What Defects Taste Like
Professional IOC panels are trained to detect specific defects. If any of these are present, the oil cannot legally be labeled “extra virgin” under IOC standards.
- 🧴 Rancid — stale nuts, old oil, crayon-like
- 🏚️ Musty — damp basement, mold
- 🍂 Fusty — fermented olives, compost
- 🍷 Winey/Vinegary — sour, acidic fermentation
- 🔩 Metallic — from contact with reactive metals during processing
The IOC maintains a formal sensory vocabulary and defect glossary if you want to go deeper.
For a U.S.-based certification perspective, the California Olive Oil Council also publishes tasting and defect standards for certified extra virgin oils.
A Simple Home Exercise
Buy three different extra virgin olive oils: one supermarket brand, one from a named producer (look for California, Spain, or Italy), and one with a recent harvest date printed on the label. Cover the labels and taste them blind.
Score each oil from 1–5 on fruitiness, bitterness, pungency, and overall balance.
You’ll likely find they vary dramatically—and that price doesn’t always predict quality. (The UC Davis Olive Center has published multiple studies on olive oil quality and labeling accuracy.)
What Makes a Good Oil?
A well-made extra virgin olive oil should smell fresh and alive, taste balanced with clear fruitiness, show some bitterness, and finish with a peppery bite. It should leave your mouth feeling clean, not greasy.

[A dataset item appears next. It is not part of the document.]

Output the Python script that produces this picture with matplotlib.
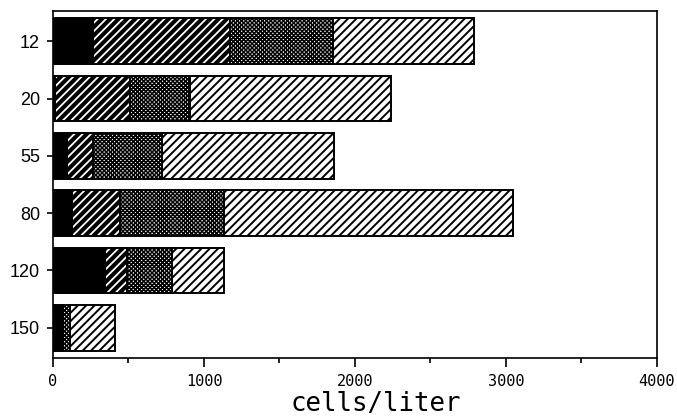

Flat, greasy, or odorless oils are usually old or have been refined. (Refined olive oil differs from extra virgin under IOC classification standards.)
Training Your Palate Over Time
The more you taste, the more distinctions you’ll perceive. A few ways to accelerate:
Taste oil on its own before cooking with it. Compare oils from different harvest dates. Try oils from different regions—California, Spain, Italy, Greece, Tunisia—and notice how climate and olive variety affect flavor. Revisit the same bottle monthly and track how it changes as it oxidizes.
For structured tasting sheets and education materials, see the International Olive Council and the UC Davis Olive Center.
Tasting Demonstrations
If you want to see the technique demonstrated, these institutional sources are more reliable than most influencer content:
- UC Davis Olive Center YouTube Tasting Demonstrations
- California Olive Oil Council Tasting Demonstrations
- International Olive Council Sensory Evaluation Videos
You can also learn by tasting at the source. Many olive oil producers offer guided tastings where you can sample fresh oils, see the production process, and ask questions. We’ve compiled a list of California producers offering tastings.
Final Thought
Once you start tasting olive oil properly, you’ll never see it as just cooking fat again. It’s a fresh agricultural product, and like wine or coffee, quality varies enormously.
Learning to taste it takes minutes. The payoff: you’ll stop wasting money on stale supermarket oil, you’ll start appreciating what good producers are doing, and—most importantly—you’ll enjoy it more.